I beleive the QR25 had dual intake runners, a long and short runner. The long runner for low RPM, short runner for high RPM. The valve switches between runners.

I have a hard time beleiving that simply removing this valve can increase the 1/4 time that much. But that's just me.


----------



## Nismoist (Oct 18, 2002)

Do you have a link to this thread? I'm with Cademetz on this one.
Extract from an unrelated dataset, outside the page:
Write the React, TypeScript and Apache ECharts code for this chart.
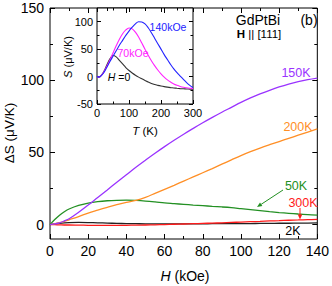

Sounds a bit too much, even with "many mods".


----------



## |2ED-LINE (Mar 4, 2003)

http://www.b15sentra.net/forums/showthread.php?s=&threadid=49940&highlight=13second+club
check under the 13 second column and u would see Mikee's spec v mods according to the key below


----------



## Raverjames21 (May 1, 2003)

He had N2O. That helps alot more than the butterfly thing.


----------



## cademetz (Apr 29, 2003)

Yeah, his mods are:

Intake
Headers
Butterfly Removal
*SLICKS* 
SUspension
Balance Shaft Removal
Race Fuel
*NOS* 

The huge part of his good time is coming from the NOS and Slicks.


----------



## Guest (May 1, 2003)

Right on... this is called a VIAS by Nissan and has a very limited effect only at RPM in excess of 5000 when it activates.

*I beleive the QR25 had dual intake runners, a long and short runner. The long runner for low RPM, short runner for high RPM. The valve switches between runners.
I have a hard time beleiving that simply removing this valve can increase the 1/4 time that much. But that's just me. *


----------



## chimmike (Oct 17, 2002)

There's dyno proof that with bolt ons and everything people lost power by keeping both runners open.

Unless you're running massive nitrous, don't screw with that stuff.


----------



## |2ED-LINE (Mar 4, 2003)

icic.......thx fo the inputs


----------